Sometimes the gym teacher would switch who was doing the chasing right before someone was about to be caught. I noticed it seemed to happen more often whenever a girl was about to lose, or maybe I’m remembering it wrong. When a king was closing the gap, and then suddenly had to reverse course to run away from the queen, you can feel the energy in the room as everyone started cheering or jeering.

My favorite variation got the rest of the class involved. Everyone would sit in a grid with their arms out to their sides. Not only would the kings and queens change roles as chaser and chasee, but the grid would periodically switch corridors so that instead of only being able to walk through rows, you had to walk through columns instead. If queen was chasing king, and the king was safely in the next row, and the signal was given to switch from rows to columns, the king might find he is suddenly much closer to danger.

Between worrying about role changes, chasing and evading, and balancing bean bags, it was probably the most intricate game we played as children.

Heads Up Seven Up

In this game, seven players would be at the front of the classroom.

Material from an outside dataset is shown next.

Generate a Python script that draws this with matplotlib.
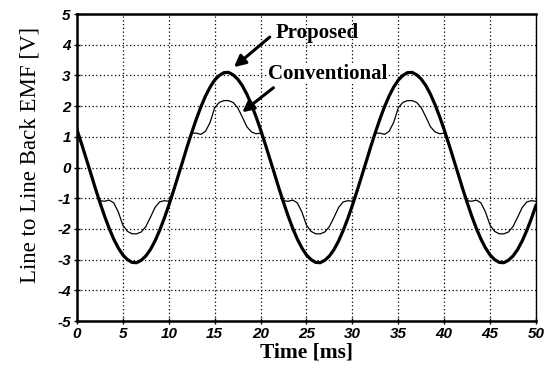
import matplotlib
matplotlib.use("Agg")
import matplotlib.pyplot as plt

# time axis [ms], sampled every 0.5 ms
time_ms = [
    0.0, 0.5, 1.0, 1.5, 2.0, 2.5, 3.0, 3.5, 4.0, 4.5,
    5.0, 5.5, 6.0, 6.5, 7.0, 7.5, 8.0, 8.5, 9.0, 9.5,
    10.0, 10.5, 11.0, 11.5, 12.0, 12.5, 13.0, 13.5, 14.0, 14.5,
    15.0, 15.5, 16.0, 16.5, 17.0, 17.5, 18.0, 18.5, 19.0, 19.5,
    20.0, 20.5, 21.0, 21.5, 22.0, 22.5, 23.0, 23.5, 24.0, 24.5,
    25.0, 25.5, 26.0, 26.5, 27.0, 27.5, 28.0, 28.5, 29.0, 29.5,
    30.0, 30.5, 31.0, 31.5, 32.0, 32.5, 33.0, 33.5, 34.0, 34.5,
    35.0, 35.5, 36.0, 36.5, 37.0, 37.5, 38.0, 38.5, 39.0, 39.5,
    40.0, 40.5, 41.0, 41.5, 42.0, 42.5, 43.0, 43.5, 44.0, 44.5,
    45.0, 45.5, 46.0, 46.5, 47.0, 47.5, 48.0, 48.5, 49.0, 49.5,
    50.0,
]

proposed = [
    1.23, 0.77, 0.29, -0.19, -0.68, -1.14, -1.58, -1.98, -2.33, -2.62,
    -2.85, -3.00, -3.09, -3.10, -3.02, -2.88, -2.67, -2.39, -2.05, -1.66,
    -1.23, -0.77, -0.29, 0.19, 0.68, 1.14, 1.58, 1.98, 2.33, 2.62,
    2.85, 3.00, 3.09, 3.10, 3.02, 2.88, 2.67, 2.39, 2.05, 1.66,
    1.23, 0.77, 0.29, -0.19, -0.68, -1.14, -1.58, -1.98, -2.33, -2.62,
    -2.85, -3.00, -3.09, -3.10, -3.02, -2.88, -2.67, -2.39, -2.05, -1.66,
    -1.23, -0.77, -0.29, 0.19, 0.68, 1.14, 1.58, 1.98, 2.33, 2.62,
    2.85, 3.00, 3.09, 3.10, 3.02, 2.88, 2.67, 2.39, 2.05, 1.66,
    1.23, 0.77, 0.29, -0.19, -0.68, -1.14, -1.58, -1.98, -2.33, -2.62,
    -2.85, -3.00, -3.09, -3.10, -3.02, -2.88, -2.67, -2.39, -2.05, -1.66,
    -1.23,
]

conventional = [
    1.12, 0.77, 0.29, -0.19, -0.68, -1.08, -1.10, -1.06, -1.15, -1.45,
    -1.88, -2.08, -2.16, -2.16, -2.10, -1.92, -1.62, -1.30, -1.12, -1.08,
    -1.10, -0.77, -0.29, 0.19, 0.68, 1.12, 1.12, 1.08, 1.18, 1.47,
    1.95, 2.12, 2.18, 2.18, 2.12, 1.95, 1.65, 1.33, 1.16, 1.10,
    1.12, 0.77, 0.29, -0.19, -0.68, -1.08, -1.10, -1.06, -1.15, -1.45,
    -1.88, -2.08, -2.16, -2.16, -2.10, -1.92, -1.62, -1.30, -1.12, -1.08,
    -1.10, -0.77, -0.29, 0.19, 0.68, 1.12, 1.12, 1.08, 1.18, 1.47,
    1.95, 2.12, 2.18, 2.18, 2.12, 1.95, 1.65, 1.33, 1.16, 1.10,
    1.12, 0.77, 0.29, -0.19, -0.68, -1.08, -1.10, -1.06, -1.15, -1.45,
    -1.88, -2.08, -2.16, -2.16, -2.10, -1.92, -1.62, -1.30, -1.12, -1.08,
    -1.10,
]

x_ticks = [0, 5, 10, 15, 20, 25, 30, 35, 40, 45, 50]
y_ticks = [-5, -4, -3, -2, -1, 0, 1, 2, 3, 4, 5]

serif = "Liberation Serif"
tick_font = dict(family="Liberation Sans", weight="bold", style="italic", size=11)

fig = plt.figure(figsize=(5.52, 3.69), dpi=100)
ax = fig.add_axes([0.1395, 0.130, 0.8315, 0.832])

ax.plot(time_ms, conventional, color="black", lw=0.9, zorder=3)
ax.plot(time_ms, proposed, color="black", lw=2.3, zorder=4)

ax.set_xlim(0, 50)
ax.set_ylim(-5, 5)
ax.set_xticks(x_ticks)
ax.set_yticks(y_ticks)
ax.set_xticklabels([str(v) for v in x_ticks], fontdict=tick_font)
ax.set_yticklabels([str(v) for v in y_ticks], fontdict=tick_font)
ax.tick_params(direction="inout", length=5, width=1, pad=2)
ax.grid(True, color="black", linestyle=(0, (1, 2)), lw=0.9)

for side in ["left", "bottom", "top"]:
    ax.spines[side].set_linewidth(1.8)
ax.spines["right"].set_linewidth(1.0)

ax.set_xlabel("Time [ms]", family=serif, weight="bold", fontsize=15.5, labelpad=1)
ax.set_ylabel("Line to Line Back EMF [V]", family=serif, fontsize=16.5)
ax.yaxis.set_label_coords(-0.08, 0.54)

arrow = dict(arrowstyle="-|>", color="black", lw=2.2, mutation_scale=17, shrinkA=0, shrinkB=0)
ax.annotate("", xy=(17.1, 3.27), xytext=(21.0, 4.25), arrowprops=arrow, zorder=5)
ax.annotate("", xy=(18.0, 1.8), xytext=(21.4, 2.6), arrowprops=arrow, zorder=5)
ax.text(21.6, 4.38, "Proposed", family=serif, weight="bold", fontsize=15,
        ha="left", va="center", zorder=6)
ax.text(20.8, 3.05, "Conventional", family=serif, weight="bold", fontsize=15,
        ha="left", va="center", zorder=6,
        bbox=dict(facecolor="white", edgecolor="none", pad=0))

fig.savefig("out.png", dpi=100)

Everyone else would put their heads down on their desks with a hand outstretched and a thumb sticking in the air. The seven standing players would each pick one sitting participant, pushing down the thumb to indicate that the choice has been made, and return to the front. Then “Heads up, seven up!” would be called out, and the people who had their thumbs pressed would stand. Each would then attempt to guess which of the players picked him or her. If you guessed wrong, you sat back down. If you guessed correctly, you replaced him or her at the front.

I think this was one of the first games that had us thinking about social dynamics. Was it the person you never talk to? Was it a girl or a boy? Did your best friend pick you? Did your best friend purposefully NOT pick you because you would expect that he did? Or, knowing you know that he knows that you know, he picked you?

Ostensibly, you had a one in seven chance of being right, but depending on who was up there, you had a sense that you being chosen wasn’t random, that there was some calculation involved, and so if you could reverse engineer the decision-making process, perhaps you easily identify the person who chose you and beat the odds.

Exercise Complete

Searching online, I learned that some of the games we played were unique variants, or at least not documented anywhere that I could easily find. I guess it shows how creative children can be, which is obvious to anyone who was ever given a child a giant box.